Короткая стычка словно разогнала накопившуюся за несколько часов усталость, и солдаты хлынули с плаца шумной толпой, хохоча и перекрикиваясь друг с другом. Атмосфера безудержного веселья не рассеялась и по возвращении в лагерь. Кто–то выудил невесть откуда мяч, и скоро две стихийно возникшие команды азартно гоняли его вдоль ряда палаток, а зрители, собравшиеся по бокам импровизированной площадки, хохотали и подбадривали игроков.
Винтер не понимала, откуда у них берутся силы. Схлынувшее напряжение оставило после себя дрожь и слабость в теле, и Винтер мечтала только о том, чтобы на несколько часов выпасть из окружающего мира. Под невыносимой усталостью таился смутный страх. Бунтарская выходка, поначалу казавшаяся Винтер такой остроумной, теперь мнилась ей смехотворной. Д’Врие и не подумает принимать в расчет, что у нее были противоречащие друг другу приказы; он увидит только, что его требование не выполнили, и обрушит на Винтер всю тяжесть своего гнева. Разжалует в рядовые и прогонит в прежнюю роту, в лапы Дэвиса.
Протиснувшись сквозь толпу, Винтер проскользнула в относительно прохладный полумрак своей палатки. На походном столике лежали бумаги — из–за длинных переходов у Винтер почти не оставалось времени на ротные счета, и внушительная груда документов меньше не становилась. Винтер понимала, что ей следовало бы вплотную заняться бумагами, но сейчас одна лишь мысль о том, чтобы взяться за перо, вызывала у нее тошноту.
Потому она обессиленно рухнула на койку и вытянулась, даже не потрудившись снять сапоги. «Я безумно устала. Вот прикрою глаза на минутку…»
Теплые нежные губы, прижимающиеся к ее губам, пальцы, скользящие от талии вниз, жаркое тело, приникающее к ее телу. Волосы Джейн, мягкие и темно–рыжие, точно грех, бархатной завесой ниспадающие на обнаженные плечи Винтер. Мелькнул проблеск зеленых, как изумруды, глаз.

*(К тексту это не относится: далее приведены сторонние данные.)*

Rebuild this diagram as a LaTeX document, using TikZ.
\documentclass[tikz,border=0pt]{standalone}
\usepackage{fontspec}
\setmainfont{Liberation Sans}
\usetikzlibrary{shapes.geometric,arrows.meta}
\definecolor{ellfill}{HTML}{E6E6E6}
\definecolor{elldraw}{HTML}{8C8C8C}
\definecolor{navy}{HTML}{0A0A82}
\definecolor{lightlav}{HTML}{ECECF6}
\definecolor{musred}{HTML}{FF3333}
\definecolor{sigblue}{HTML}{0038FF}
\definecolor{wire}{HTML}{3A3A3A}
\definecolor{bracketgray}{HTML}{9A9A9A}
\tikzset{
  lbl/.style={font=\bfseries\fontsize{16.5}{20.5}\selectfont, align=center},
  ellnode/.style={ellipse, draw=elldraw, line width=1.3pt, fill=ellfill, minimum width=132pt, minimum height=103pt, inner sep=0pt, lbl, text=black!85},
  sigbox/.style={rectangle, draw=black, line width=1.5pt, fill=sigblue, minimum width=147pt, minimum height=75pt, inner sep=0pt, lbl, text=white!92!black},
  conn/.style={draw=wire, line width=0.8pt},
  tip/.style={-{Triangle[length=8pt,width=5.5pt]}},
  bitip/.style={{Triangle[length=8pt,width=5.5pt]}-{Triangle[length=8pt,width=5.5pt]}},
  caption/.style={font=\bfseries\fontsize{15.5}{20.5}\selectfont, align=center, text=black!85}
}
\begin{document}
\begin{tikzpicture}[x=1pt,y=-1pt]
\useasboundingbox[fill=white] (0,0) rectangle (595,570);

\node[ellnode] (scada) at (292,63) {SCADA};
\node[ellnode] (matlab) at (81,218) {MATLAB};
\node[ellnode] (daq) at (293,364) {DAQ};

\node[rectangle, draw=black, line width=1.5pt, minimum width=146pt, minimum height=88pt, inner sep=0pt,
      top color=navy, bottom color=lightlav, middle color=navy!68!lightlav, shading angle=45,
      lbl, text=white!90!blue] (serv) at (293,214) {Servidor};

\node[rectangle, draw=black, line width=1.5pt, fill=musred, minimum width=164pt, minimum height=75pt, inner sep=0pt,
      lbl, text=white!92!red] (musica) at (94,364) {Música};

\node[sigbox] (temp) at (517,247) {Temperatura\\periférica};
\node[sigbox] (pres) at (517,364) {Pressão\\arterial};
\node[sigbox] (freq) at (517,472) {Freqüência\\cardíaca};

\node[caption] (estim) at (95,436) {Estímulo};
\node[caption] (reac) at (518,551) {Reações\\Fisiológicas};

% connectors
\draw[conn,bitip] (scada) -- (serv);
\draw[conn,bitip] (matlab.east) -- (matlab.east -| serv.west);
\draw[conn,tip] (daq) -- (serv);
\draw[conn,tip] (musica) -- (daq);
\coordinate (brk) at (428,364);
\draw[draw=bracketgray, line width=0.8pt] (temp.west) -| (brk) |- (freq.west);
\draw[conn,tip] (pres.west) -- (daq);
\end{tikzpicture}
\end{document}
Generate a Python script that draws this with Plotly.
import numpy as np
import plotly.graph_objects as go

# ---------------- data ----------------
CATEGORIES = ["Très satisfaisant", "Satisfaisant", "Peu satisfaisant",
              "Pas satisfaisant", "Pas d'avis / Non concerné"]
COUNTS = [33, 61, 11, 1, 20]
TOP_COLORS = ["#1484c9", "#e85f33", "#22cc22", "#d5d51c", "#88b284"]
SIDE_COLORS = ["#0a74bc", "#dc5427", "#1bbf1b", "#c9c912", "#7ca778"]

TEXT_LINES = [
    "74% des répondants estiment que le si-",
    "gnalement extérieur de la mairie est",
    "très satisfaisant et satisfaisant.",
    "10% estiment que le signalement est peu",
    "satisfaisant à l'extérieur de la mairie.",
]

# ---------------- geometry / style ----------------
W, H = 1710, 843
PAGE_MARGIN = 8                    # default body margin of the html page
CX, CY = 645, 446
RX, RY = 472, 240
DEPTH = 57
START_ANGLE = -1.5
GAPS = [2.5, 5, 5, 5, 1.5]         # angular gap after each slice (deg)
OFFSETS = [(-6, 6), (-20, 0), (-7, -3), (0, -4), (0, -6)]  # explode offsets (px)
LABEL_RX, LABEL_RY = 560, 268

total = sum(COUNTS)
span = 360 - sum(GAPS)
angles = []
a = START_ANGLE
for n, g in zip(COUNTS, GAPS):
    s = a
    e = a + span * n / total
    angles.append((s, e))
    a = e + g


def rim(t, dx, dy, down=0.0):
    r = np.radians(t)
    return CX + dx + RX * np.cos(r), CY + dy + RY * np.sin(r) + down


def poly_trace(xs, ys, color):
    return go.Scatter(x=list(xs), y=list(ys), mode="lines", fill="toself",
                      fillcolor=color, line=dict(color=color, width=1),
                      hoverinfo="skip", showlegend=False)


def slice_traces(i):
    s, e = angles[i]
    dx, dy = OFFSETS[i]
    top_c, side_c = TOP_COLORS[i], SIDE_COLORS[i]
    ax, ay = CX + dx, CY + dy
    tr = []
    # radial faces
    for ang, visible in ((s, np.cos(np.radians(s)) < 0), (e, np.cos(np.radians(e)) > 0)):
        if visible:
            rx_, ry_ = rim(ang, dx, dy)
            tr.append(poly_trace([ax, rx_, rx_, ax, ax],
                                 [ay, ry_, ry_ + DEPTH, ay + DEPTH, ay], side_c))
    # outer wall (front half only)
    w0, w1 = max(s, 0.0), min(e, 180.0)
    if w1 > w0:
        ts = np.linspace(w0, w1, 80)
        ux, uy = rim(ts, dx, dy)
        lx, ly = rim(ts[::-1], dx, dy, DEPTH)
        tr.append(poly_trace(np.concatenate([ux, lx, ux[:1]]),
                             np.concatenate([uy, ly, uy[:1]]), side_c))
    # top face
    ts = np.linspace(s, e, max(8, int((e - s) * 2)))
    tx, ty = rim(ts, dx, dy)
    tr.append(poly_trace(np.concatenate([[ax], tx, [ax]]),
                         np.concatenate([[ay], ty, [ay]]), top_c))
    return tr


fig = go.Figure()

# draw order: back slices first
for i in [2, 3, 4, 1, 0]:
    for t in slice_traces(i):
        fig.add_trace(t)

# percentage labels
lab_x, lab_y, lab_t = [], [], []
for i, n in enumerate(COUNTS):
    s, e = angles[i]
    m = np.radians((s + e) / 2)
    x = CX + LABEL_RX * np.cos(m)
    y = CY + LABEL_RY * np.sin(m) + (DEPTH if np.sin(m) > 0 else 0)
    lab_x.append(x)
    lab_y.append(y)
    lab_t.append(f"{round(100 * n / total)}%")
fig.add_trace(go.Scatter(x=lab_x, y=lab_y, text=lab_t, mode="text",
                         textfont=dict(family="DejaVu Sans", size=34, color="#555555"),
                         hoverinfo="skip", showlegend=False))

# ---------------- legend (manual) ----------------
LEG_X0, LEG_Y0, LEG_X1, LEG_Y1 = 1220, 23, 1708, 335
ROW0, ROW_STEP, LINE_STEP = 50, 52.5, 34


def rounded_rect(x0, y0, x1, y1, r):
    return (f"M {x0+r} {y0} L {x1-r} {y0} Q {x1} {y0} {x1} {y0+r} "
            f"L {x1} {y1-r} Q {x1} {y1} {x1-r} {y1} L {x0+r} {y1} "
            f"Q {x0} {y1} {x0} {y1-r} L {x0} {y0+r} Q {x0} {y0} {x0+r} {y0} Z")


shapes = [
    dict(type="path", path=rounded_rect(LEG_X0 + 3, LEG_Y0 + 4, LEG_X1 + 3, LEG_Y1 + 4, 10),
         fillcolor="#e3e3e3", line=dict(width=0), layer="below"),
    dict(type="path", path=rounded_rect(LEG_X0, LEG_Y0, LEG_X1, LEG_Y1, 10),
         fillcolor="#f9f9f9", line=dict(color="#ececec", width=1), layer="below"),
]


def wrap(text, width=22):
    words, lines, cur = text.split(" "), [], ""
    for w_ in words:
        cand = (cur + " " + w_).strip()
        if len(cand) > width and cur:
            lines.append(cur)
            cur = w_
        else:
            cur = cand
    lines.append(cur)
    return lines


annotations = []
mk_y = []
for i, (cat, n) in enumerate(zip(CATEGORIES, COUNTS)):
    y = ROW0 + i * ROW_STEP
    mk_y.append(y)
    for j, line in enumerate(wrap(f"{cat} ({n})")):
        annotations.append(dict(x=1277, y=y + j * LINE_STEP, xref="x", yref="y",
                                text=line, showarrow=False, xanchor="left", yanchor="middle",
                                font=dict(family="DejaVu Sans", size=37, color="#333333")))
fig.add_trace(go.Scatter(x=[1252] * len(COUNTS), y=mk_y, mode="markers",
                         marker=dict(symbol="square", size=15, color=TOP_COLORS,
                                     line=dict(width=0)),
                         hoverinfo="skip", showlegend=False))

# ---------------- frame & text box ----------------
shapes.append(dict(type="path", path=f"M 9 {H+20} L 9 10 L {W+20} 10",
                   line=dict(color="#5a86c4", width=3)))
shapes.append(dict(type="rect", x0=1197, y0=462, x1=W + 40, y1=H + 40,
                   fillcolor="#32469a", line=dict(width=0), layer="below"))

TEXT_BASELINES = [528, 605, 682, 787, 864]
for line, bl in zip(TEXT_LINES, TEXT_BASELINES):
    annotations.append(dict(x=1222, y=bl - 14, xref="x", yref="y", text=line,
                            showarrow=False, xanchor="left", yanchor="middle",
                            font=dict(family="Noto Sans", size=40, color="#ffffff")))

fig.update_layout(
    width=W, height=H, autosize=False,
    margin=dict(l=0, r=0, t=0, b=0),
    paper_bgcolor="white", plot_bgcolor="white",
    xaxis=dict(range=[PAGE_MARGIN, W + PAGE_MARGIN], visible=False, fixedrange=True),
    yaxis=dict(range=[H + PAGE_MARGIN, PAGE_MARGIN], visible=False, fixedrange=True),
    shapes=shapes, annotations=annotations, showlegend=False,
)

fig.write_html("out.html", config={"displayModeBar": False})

Джейн отстранилась, высвободилась из объятий, отступила на шаг. Она была совершенно нагая, и Винтер не знала ничего прекраснее этой наготы.
— Ты должна уйти, — сказала Джейн. — Не просто покинуть «тюрьму», а сбежать от всего, от всех, кто стремится связать тебя по рукам и ногам и вернуть назад…
Винтер не могла произнести ни слова. У нее перехватило дыхание.
Джейн подняла руку. Сверкнуло серебряным блеском острое лезвие.
— Возьми нож, — произнесла она, словно учила подругу нарезать жаркое. — Приставь кончик лезвия вот сюда, — она вскинула голову и прижала острие ножа к горлу, под самым подбородком, — надави как можно сильнее и веди вверх.
— Джейн! — Собственный пронзительный крик показался Винтер невообразимо далеким.
Лезвие ножа с пугающей легкостью вошло в плоть. Изумрудные глаза Джейн расширились. Она открыла рот, но вместо слов исторглась густая струя липкой крови.